Fifty years ago, a Belgian immigrant would forever change the way we looked a fashion with a brand-new design — the wrap dress. In the decades that followed, Diane von Furstenberg has done nothing less than shatter glass ceilings with her culture-changing designs, but her journey to the top wasn’t always as glamorous as it may have seemed.
In the new documentary, “Diane von Furstenberg: Woman in Charge,” Oscar-winning director Sharmeen Obaid-Chinoy, along fellow director Trish Dalton, give a behind-the-scenes look at the fashion revolutionary as she prepares for a new museum exhibit, showcasing her vast life’s work.
“This is a story of an immigrant who came to America with a suitcase full of dresses and ideas and her wrap dress became this phenomenon,” Obaid-Chinoy said on “Morning Joe” Monday. “But her life beyond a fashion designer — it’s been a life in which she’s given to women, opened up doors for other women and really lived life on her own terms…”
The child of a Holocaust survivor in Belgium, von Furstenberg eventually settled in New York where she introduced her iconic wrap dress in 1974. She would go on to establish her multi-million-dollar fashion empire, pioneering a path in a male-dominated realm.

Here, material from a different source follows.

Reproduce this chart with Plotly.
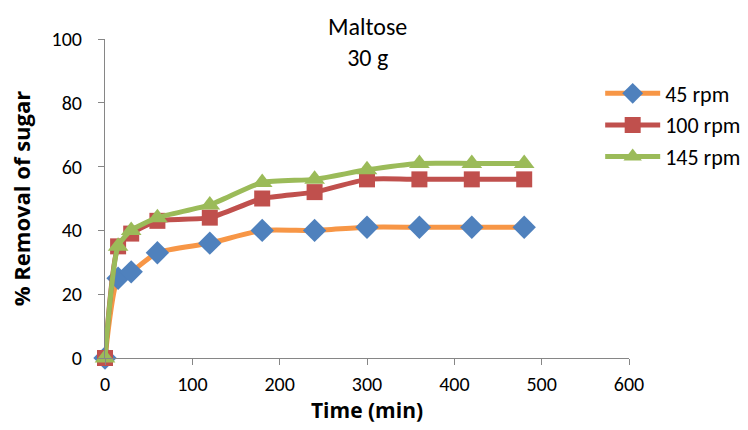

She married a German prince, then a mogul, while also becoming a philanthropist in her own right.
“Diane became a businesswoman at a time when women needed men to co-sign for something as small as a credit card,” Obaid-Chinoy said. “When she was coming up in the world of business, women weren’t even in the conversation … the amount of sexism that existed in that world for her to break through — wearing a dress and fishnet stockings — at a time when women were told to be more like men if they wanted to be taken seriously … I think she wanted to change the way women were looked at, the potential of women … I think that story is important to be told today to young women — be yourself and find your own path, find your own yellow brick road.”
The documentary illuminates the way von Furstenberg’s dress became synonymous with the freedom movement and women’s professional independence. “She was creating fashion at a time when fashion was inaccessible to a vast majority of people,” Obaid-Chinoy added.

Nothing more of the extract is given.